I'm kind of envious in a way because you saw this properly the first time out. I've known it for years but always from pan and scan versions on TV, having missed it theatrically, sad to say. I had a warm impression of it even so, but when I finally saw it properly letterboxed in the Warner Archive release a couple of years ago, it was almost like a new film, with all of the beauties of Tourneur's staging and composition now fully evident and lifting the whole movie to another level for me.

Laura, I have noted here and in another recent review you did of another Tourneur movie that STARS IN MY CROWN is not in blue and so you seem not to have seen it yet. I must ask--what are you waiting for? It's not just that you always love McCrea and seem to consistently respond well to Tourneur, but I think I know your taste enough to know that the subject alone, let alone the beauty of the realization, would be tremendously appealing to you and it would be a movie you'd love. Tourneur was always on record that this was his personal favorite of all his movies, and in a Bob Osborne introduction one night, he revealed that it was also apparently McCrea's favorite of his movies as well, the rare movie that he would take out and run at the ranch for the family.

Don't now if you knew that Tourneur and McCrea were longtime personal friends, since school days apparently. More importantly, McCrea is an ideal actor for Tourneur, obviously, because he's quiet and unmannered, and Tourneur is a quiet director who goes for nuance and subtlety over showiness.

11:42 PM  
Blogger Laura said...

Hi Blake,

So nice to hear from you!

Love hearing about the difference seeing this film in widescreen versus pan and scan. Thinking just of that opening shot it's hard to imagine it in a pan and scan! It really must have been like a whole new movie when you saw it widescreen. It's a beautiful movie visually.

I have a feeling I'm going to love STARS IN MY CROWN; the elements you point out all make it sound very appealing! I actually own the Warner Archive DVD, I just haven't put it in the player yet! I guess I've been waiting for the perfect quiet afternoon when I know I won't be interrupted, as it seems like an extra-special movie. I'll try to make that happen soon. Thanksgiving might be a nice time to see it! :)

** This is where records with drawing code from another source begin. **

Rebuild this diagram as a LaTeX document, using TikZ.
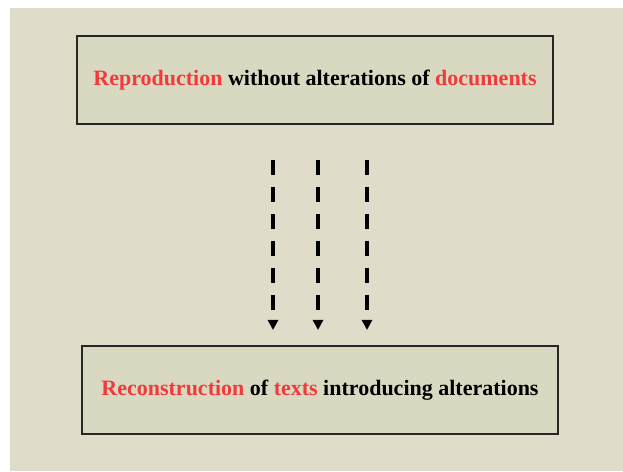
\documentclass[tikz,border=0pt]{standalone}
\usepackage{fontspec}
\setmainfont{Liberation Serif}
\usetikzlibrary{arrows.meta}
\definecolor{paper}{HTML}{DFDDCA}
\definecolor{boxfill}{HTML}{D9D9C1}
\definecolor{hilite}{HTML}{F23A3A}
\newcommand{\hl}[1]{\textcolor{hilite}{#1}}
\begin{document}
\begin{tikzpicture}[x=1pt,y=1pt,
    stage/.style ={rectangle, draw=black!85, line width=1.2pt, fill=boxfill,
      minimum width=476pt, minimum height=88pt, inner sep=0pt,
      font=\fontsize{22}{26}\selectfont\bfseries},
    flow/.style ={line width=3.5pt, dash pattern=on 15pt off 12pt,
      -{Triangle[width=10pt,length=10pt]}}]
   \useasboundingbox (0,0) rectangle (623,471);
   \fill[paper] (10,0) rectangle (623,463);
   \node[stage] (reprod) at (315,391) {\hl{Reproduction} without alterations of \hl{documents}};
   \node[stage] (recons) at (320,81) {\hl{Reconstruction} of \hl{texts} introducing alterations};
   \coordinate (s1) at (273,311);
   \coordinate (s2) at (318,311);
   \coordinate (s3) at (367,311);
   \coordinate (e1) at (273,141);
   \coordinate (e2) at (318,141);
   \coordinate (e3) at (367,141);
   \draw[flow] (s1) to  (e1);
   \draw[flow] (s2) to  (e2);
   \draw[flow] (s3) to  (e3);
 \end{tikzpicture}
\end{document}
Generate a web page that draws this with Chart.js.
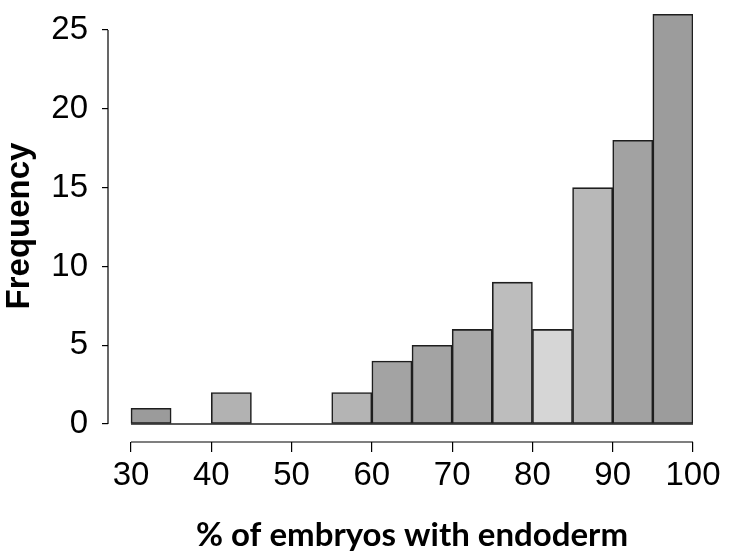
<!DOCTYPE html>
<html>
<head>
<meta charset="utf-8">
<script src="https://cdn.jsdelivr.net/npm/chart.js@4/dist/chart.umd.min.js"></script>
<style>
  html, body { margin: 0; padding: 0; background: #ffffff; }
  #wrap { width: 731px; height: 556px; }
</style>
</head>
<body>
<div id="wrap"><canvas id="c" width="731" height="556"></canvas></div>
<script>
// Histogram bins (lower edges, width 5) and frequencies
const binStarts = [30, 35, 40, 45, 50, 55, 60, 65, 70, 75, 80, 85, 90, 95];
const binWidth = 5;
const frequencies = [1, 0, 2, 0, 0, 2, 4, 5, 6, 9, 6, 15, 18, 26];
const barColors = ['#9b9b9b', '#9b9b9b', '#b2b2b2', '#b2b2b2', '#b2b2b2', '#b4b4b4', '#a3a3a3',
                   '#a3a3a3', '#a8a8a8', '#bdbdbd', '#d6d6d6', '#b8b8b8', '#a2a2a2', '#9c9c9c'];
const xTicks = [30, 40, 50, 60, 70, 80, 90, 100];
const yTicks = [0, 5, 10, 15, 20, 25];
const xTitle = '% of embryos with endoderm';
const yTitle = 'Frequency';

const points = binStarts.map((s, i) => ({ x: s + binWidth / 2, y: frequencies[i] }));

const rAxes = {
  id: 'rAxes',
  beforeDatasetsDraw(chart) {
    const { ctx, scales: { x, y } } = chart;
    ctx.save();
    ctx.strokeStyle = '#222';
    ctx.lineWidth = 1.5;
    // zero baseline across all bins (R draws empty bins as flat rectangles)
    ctx.beginPath();
    ctx.moveTo(x.getPixelForValue(binStarts[0]), y.getPixelForValue(0));
    ctx.lineTo(x.getPixelForValue(binStarts[binStarts.length - 1] + binWidth), y.getPixelForValue(0));
    ctx.stroke();
    ctx.restore();
  },
  afterDraw(chart) {
    const { ctx, scales: { x, y }, chartArea } = chart;
    ctx.save();
    ctx.strokeStyle = '#000';
    ctx.lineWidth = 1.2;
    // y axis line from first to last tick
    ctx.beginPath();
    ctx.moveTo(chartArea.left, y.getPixelForValue(yTicks[0]));
    ctx.lineTo(chartArea.left, y.getPixelForValue(yTicks[yTicks.length - 1]));
    ctx.stroke();
    // x axis line from first to last tick
    ctx.beginPath();
    ctx.moveTo(x.getPixelForValue(xTicks[0]), chartArea.bottom);
    ctx.lineTo(x.getPixelForValue(xTicks[xTicks.length - 1]), chartArea.bottom);
    ctx.stroke();
    // x title centred on the axis span
    ctx.fillStyle = '#000';
    ctx.font = 'bold 33px Lato, "Open Sans", sans-serif';
    ctx.textAlign = 'center';
    ctx.textBaseline = 'alphabetic';
    const mid = (x.getPixelForValue(xTicks[0]) + x.getPixelForValue(xTicks[xTicks.length - 1])) / 2;
    ctx.fillText(xTitle, mid, 546);
    ctx.restore();
  }
};

new Chart(document.getElementById('c'), {
  type: 'bar',
  data: {
    datasets: [{
      data: points,
      backgroundColor: barColors,
      borderColor: '#1e1e1e',
      borderWidth: 1.6,
      borderSkipped: false,
      categoryPercentage: 1.0,
      barPercentage: 1.0,
      grouped: false
    }]
  },
  options: {
    responsive: false,
    animation: false,
    events: [],
    layout: { padding: { top: 10, right: 38, left: 0, bottom: 0 } },
    plugins: { legend: { display: false }, tooltip: { enabled: false } },
    scales: {
      x: {
        type: 'linear',
        min: 27.135,
        max: 100,
        offset: false,
        afterBuildTicks(scale) { scale.ticks = xTicks.map(v => ({ value: v })); },
        afterFit(scale) { scale.height = 114; },
        border: { display: false },
        grid: { display: true, offset: false, drawOnChartArea: false, drawTicks: true, tickLength: 10, color: '#000', lineWidth: 1.2 },
        ticks: {
          color: '#000',
          font: { family: '"Liberation Sans", Arial, sans-serif', size: 33 },
          padding: 4,
          maxRotation: 0,
          autoSkip: false
        }
      },
      y: {
        type: 'linear',
        min: -1.142,
        max: 26.27,
        afterBuildTicks(scale) { scale.ticks = yTicks.map(v => ({ value: v })); },
        afterFit(scale) { scale.width = 108; scale.paddingTop = 0; scale.paddingBottom = 0; },
        border: { display: false },
        grid: { display: true, drawOnChartArea: false, drawTicks: true, tickLength: 6, color: '#000', lineWidth: 1.2 },
        ticks: {
          color: '#000',
          font: { family: '"Liberation Sans", Arial, sans-serif', size: 33 },
          padding: 14
        },
        title: {
          display: true,
          text: yTitle,
          color: '#000',
          font: { family: '"Liberation Sans", Arial, sans-serif', size: 33, weight: 'bold' },
          padding: { top: 0, bottom: 0 }
        }
      }
    }
  },
  plugins: [rAxes]
});
</script>
</body>
</html>
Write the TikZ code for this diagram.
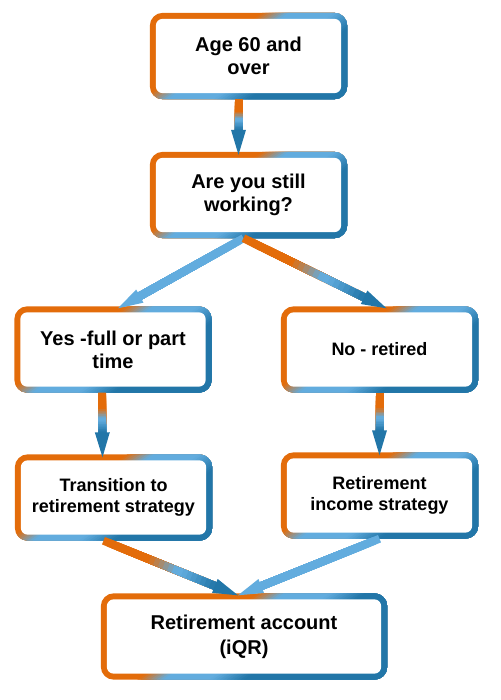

Incidentally, I've seen the STARS IN MY CROWN trailer and understand that the introduction by Joel was filmed on his ranch. It looks like it to me.

I seem to recall that Tourneur was also a good friend of Dana Andrews. Interesting that Tourneur had close ties to two of my favorite actors! I don't think I've come across a Tourneur film yet that I didn't enjoy. My husband received BERLIN EXPRESS from the nice Warner Archive reps at Comic Con last summer, and I'm looking forward to checking that out as well.

Thanks so much for sharing your thoughts on this wonderful film, Blake!